◆ **WHAT TO PRODUCE**
Retype the whole listing, please, keeping every line exact and dropping the pictures.

◆ **DATASET EXCERPT**
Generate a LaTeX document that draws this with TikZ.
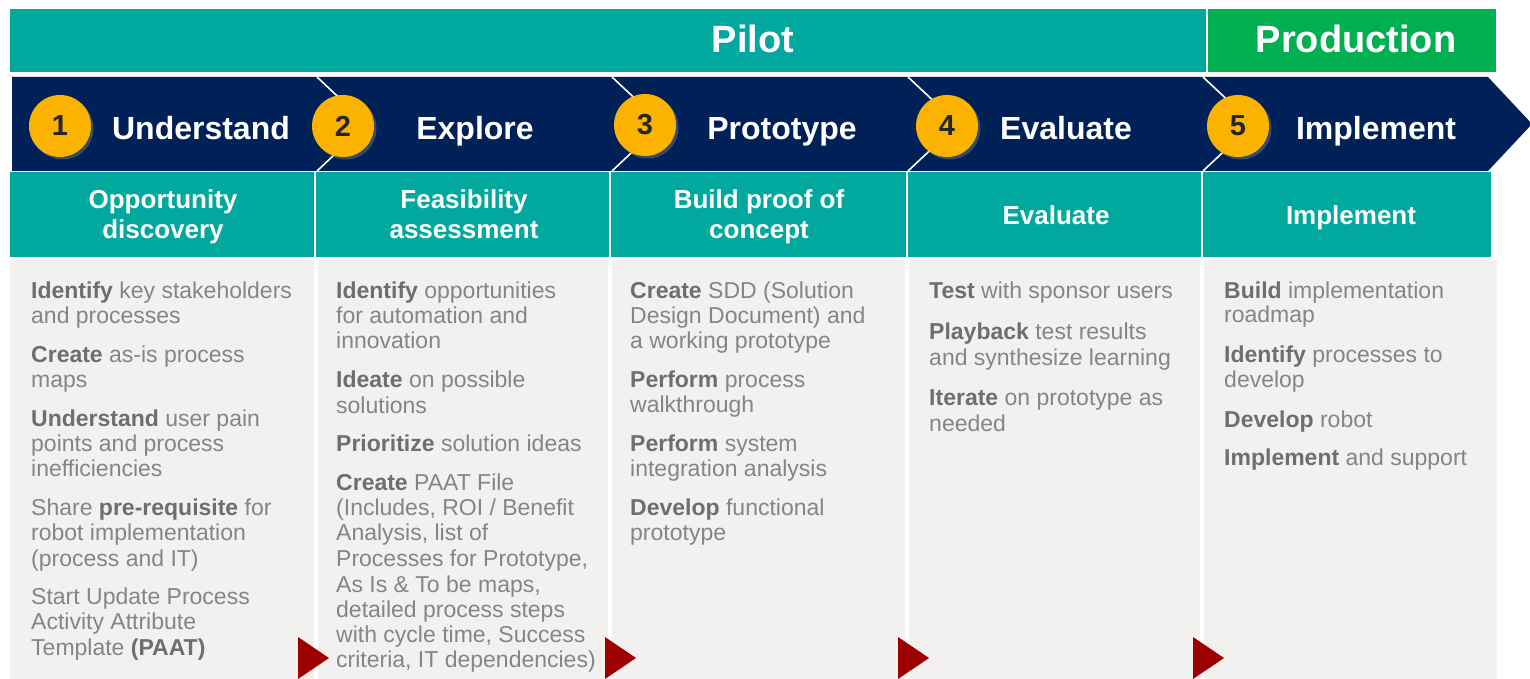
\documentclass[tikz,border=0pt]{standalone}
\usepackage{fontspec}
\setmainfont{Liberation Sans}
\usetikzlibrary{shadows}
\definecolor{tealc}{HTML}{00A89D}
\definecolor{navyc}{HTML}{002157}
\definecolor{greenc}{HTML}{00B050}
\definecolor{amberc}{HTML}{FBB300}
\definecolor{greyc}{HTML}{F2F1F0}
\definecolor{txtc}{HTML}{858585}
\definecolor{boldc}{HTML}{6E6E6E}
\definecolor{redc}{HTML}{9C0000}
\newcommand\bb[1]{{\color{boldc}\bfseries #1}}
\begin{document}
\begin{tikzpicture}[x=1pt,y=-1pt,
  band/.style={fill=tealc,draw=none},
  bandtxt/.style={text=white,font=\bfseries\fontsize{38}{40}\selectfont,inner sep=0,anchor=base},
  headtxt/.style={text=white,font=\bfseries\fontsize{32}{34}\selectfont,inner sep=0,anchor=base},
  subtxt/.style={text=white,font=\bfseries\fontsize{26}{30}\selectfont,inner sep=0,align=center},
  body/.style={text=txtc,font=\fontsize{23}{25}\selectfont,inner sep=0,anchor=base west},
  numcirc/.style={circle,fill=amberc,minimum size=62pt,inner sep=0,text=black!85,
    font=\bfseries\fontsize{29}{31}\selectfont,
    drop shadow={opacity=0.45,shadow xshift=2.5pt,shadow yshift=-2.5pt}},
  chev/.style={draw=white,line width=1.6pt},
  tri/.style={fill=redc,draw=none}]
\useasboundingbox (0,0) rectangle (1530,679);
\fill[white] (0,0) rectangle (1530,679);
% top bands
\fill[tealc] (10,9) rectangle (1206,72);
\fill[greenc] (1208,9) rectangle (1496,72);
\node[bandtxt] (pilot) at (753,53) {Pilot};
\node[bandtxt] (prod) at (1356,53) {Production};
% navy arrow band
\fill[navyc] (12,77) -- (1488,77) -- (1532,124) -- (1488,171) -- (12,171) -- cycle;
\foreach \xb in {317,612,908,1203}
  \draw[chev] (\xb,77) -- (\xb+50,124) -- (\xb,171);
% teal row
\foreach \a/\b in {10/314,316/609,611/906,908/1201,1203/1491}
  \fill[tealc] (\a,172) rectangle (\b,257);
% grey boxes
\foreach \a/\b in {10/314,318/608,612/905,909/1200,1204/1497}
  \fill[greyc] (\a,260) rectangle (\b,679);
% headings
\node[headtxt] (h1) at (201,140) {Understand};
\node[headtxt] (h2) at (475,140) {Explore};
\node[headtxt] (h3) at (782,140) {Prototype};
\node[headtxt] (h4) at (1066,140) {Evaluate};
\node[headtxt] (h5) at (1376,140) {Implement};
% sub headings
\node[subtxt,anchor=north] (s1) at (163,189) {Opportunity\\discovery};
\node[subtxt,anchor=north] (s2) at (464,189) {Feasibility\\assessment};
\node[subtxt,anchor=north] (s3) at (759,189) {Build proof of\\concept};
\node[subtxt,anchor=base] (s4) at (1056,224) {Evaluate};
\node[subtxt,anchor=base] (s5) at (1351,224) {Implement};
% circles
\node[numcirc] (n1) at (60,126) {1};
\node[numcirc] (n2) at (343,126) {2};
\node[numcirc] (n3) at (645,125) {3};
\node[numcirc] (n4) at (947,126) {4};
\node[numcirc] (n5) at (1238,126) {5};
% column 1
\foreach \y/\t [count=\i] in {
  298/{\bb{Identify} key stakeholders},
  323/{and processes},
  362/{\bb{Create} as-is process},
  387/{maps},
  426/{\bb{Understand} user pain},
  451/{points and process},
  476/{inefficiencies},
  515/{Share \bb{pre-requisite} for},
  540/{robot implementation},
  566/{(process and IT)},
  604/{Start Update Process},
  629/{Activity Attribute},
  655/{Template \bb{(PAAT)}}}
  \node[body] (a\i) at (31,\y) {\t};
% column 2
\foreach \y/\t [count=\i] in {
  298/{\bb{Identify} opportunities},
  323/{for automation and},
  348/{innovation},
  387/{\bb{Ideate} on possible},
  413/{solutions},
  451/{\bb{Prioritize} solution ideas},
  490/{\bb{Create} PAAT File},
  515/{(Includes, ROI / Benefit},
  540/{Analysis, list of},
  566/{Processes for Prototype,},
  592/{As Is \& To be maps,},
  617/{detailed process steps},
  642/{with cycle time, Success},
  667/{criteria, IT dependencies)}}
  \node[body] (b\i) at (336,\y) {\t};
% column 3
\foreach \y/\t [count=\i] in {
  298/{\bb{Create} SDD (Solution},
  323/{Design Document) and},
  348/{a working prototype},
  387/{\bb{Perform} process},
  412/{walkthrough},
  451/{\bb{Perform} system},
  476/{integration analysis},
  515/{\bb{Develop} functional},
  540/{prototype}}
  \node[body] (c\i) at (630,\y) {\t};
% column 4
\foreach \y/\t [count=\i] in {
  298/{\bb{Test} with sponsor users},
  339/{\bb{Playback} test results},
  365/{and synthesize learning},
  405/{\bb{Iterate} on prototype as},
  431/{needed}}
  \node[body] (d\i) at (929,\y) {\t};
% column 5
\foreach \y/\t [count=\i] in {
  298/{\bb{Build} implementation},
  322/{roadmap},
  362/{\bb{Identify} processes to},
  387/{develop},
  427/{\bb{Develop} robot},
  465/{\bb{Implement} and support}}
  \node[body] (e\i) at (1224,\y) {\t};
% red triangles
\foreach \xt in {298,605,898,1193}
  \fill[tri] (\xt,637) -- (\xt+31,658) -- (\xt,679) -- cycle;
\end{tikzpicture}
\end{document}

◆ **TASK ANSWER**
Generate a LaTeX document that draws this with TikZ.
\documentclass[tikz,border=0pt]{standalone}
\usepackage{fontspec}
\setmainfont{Liberation Sans}
\usetikzlibrary{shadows}
\definecolor{tealc}{HTML}{00A89D}
\definecolor{navyc}{HTML}{002157}
\definecolor{greenc}{HTML}{00B050}
\definecolor{amberc}{HTML}{FBB300}
\definecolor{greyc}{HTML}{F2F1F0}
\definecolor{txtc}{HTML}{858585}
\definecolor{boldc}{HTML}{6E6E6E}
\definecolor{redc}{HTML}{9C0000}
\newcommand\bb[1]{{\color{boldc}\bfseries #1}}
\begin{document}
\begin{tikzpicture}[x=1pt,y=-1pt,
  band/.style={fill=tealc,draw=none},
  bandtxt/.style={text=white,font=\bfseries\fontsize{38}{40}\selectfont,inner sep=0,anchor=base},
  headtxt/.style={text=white,font=\bfseries\fontsize{32}{34}\selectfont,inner sep=0,anchor=base},
  subtxt/.style={text=white,font=\bfseries\fontsize{26}{30}\selectfont,inner sep=0,align=center},
  body/.style={text=txtc,font=\fontsize{23}{25}\selectfont,inner sep=0,anchor=base west},
  numcirc/.style={circle,fill=amberc,minimum size=62pt,inner sep=0,text=black!85,
    font=\bfseries\fontsize{29}{31}\selectfont,
    drop shadow={opacity=0.45,shadow xshift=2.5pt,shadow yshift=-2.5pt}},
  chev/.style={draw=white,line width=1.6pt},
  tri/.style={fill=redc,draw=none}]
\useasboundingbox (0,0) rectangle (1530,679);
\fill[white] (0,0) rectangle (1530,679);
% top bands
\fill[tealc] (10,9) rectangle (1206,72);
\fill[greenc] (1208,9) rectangle (1496,72);
\node[bandtxt] (pilot) at (753,53) {Pilot};
\node[bandtxt] (prod) at (1356,53) {Production};
% navy arrow band
\fill[navyc] (12,77) -- (1488,77) -- (1532,124) -- (1488,171) -- (12,171) -- cycle;
\foreach \xb in {317,612,908,1203}
  \draw[chev] (\xb,77) -- (\xb+50,124) -- (\xb,171);
% teal row
\foreach \a/\b in {10/314,316/609,611/906,908/1201,1203/1491}
  \fill[tealc] (\a,172) rectangle (\b,257);
% grey boxes
\foreach \a/\b in {10/314,318/608,612/905,909/1200,1204/1497}
  \fill[greyc] (\a,260) rectangle (\b,679);
% headings
\node[headtxt] (h1) at (201,140) {Understand};
\node[headtxt] (h2) at (475,140) {Explore};
\node[headtxt] (h3) at (782,140) {Prototype};
\node[headtxt] (h4) at (1066,140) {Evaluate};
\node[headtxt] (h5) at (1376,140) {Implement};
% sub headings
\node[subtxt,anchor=north] (s1) at (163,189) {Opportunity\\discovery};
\node[subtxt,anchor=north] (s2) at (464,189) {Feasibility\\assessment};
\node[subtxt,anchor=north] (s3) at (759,189) {Build proof of\\concept};
\node[subtxt,anchor=base] (s4) at (1056,224) {Evaluate};
\node[subtxt,anchor=base] (s5) at (1351,224) {Implement};
% circles
\node[numcirc] (n1) at (60,126) {1};
\node[numcirc] (n2) at (343,126) {2};
\node[numcirc] (n3) at (645,125) {3};
\node[numcirc] (n4) at (947,126) {4};
\node[numcirc] (n5) at (1238,126) {5};
% column 1
\foreach \y/\t [count=\i] in {
  298/{\bb{Identify} key stakeholders},
  323/{and processes},
  362/{\bb{Create} as-is process},
  387/{maps},
  426/{\bb{Understand} user pain},
  451/{points and process},
  476/{inefficiencies},
  515/{Share \bb{pre-requisite} for},
  540/{robot implementation},
  566/{(process and IT)},
  604/{Start Update Process},
  629/{Activity Attribute},
  655/{Template \bb{(PAAT)}}}
  \node[body] (a\i) at (31,\y) {\t};
% column 2
\foreach \y/\t [count=\i] in {
  298/{\bb{Identify} opportunities},
  323/{for automation and},
  348/{innovation},
  387/{\bb{Ideate} on possible},
  413/{solutions},
  451/{\bb{Prioritize} solution ideas},
  490/{\bb{Create} PAAT File},
  515/{(Includes, ROI / Benefit},
  540/{Analysis, list of},
  566/{Processes for Prototype,},
  592/{As Is \& To be maps,},
  617/{detailed process steps},
  642/{with cycle time, Success},
  667/{criteria, IT dependencies)}}
  \node[body] (b\i) at (336,\y) {\t};
% column 3
\foreach \y/\t [count=\i] in {
  298/{\bb{Create} SDD (Solution},
  323/{Design Document) and},
  348/{a working prototype},
  387/{\bb{Perform} process},
  412/{walkthrough},
  451/{\bb{Perform} system},
  476/{integration analysis},
  515/{\bb{Develop} functional},
  540/{prototype}}
  \node[body] (c\i) at (630,\y) {\t};
% column 4
\foreach \y/\t [count=\i] in {
  298/{\bb{Test} with sponsor users},
  339/{\bb{Playback} test results},
  365/{and synthesize learning},
  405/{\bb{Iterate} on prototype as},
  431/{needed}}
  \node[body] (d\i) at (929,\y) {\t};
% column 5
\foreach \y/\t [count=\i] in {
  298/{\bb{Build} implementation},
  322/{roadmap},
  362/{\bb{Identify} processes to},
  387/{develop},
  427/{\bb{Develop} robot},
  465/{\bb{Implement} and support}}
  \node[body] (e\i) at (1224,\y) {\t};
% red triangles
\foreach \xt in {298,605,898,1193}
  \fill[tri] (\xt,637) -- (\xt+31,658) -- (\xt,679) -- cycle;
\end{tikzpicture}
\end{document}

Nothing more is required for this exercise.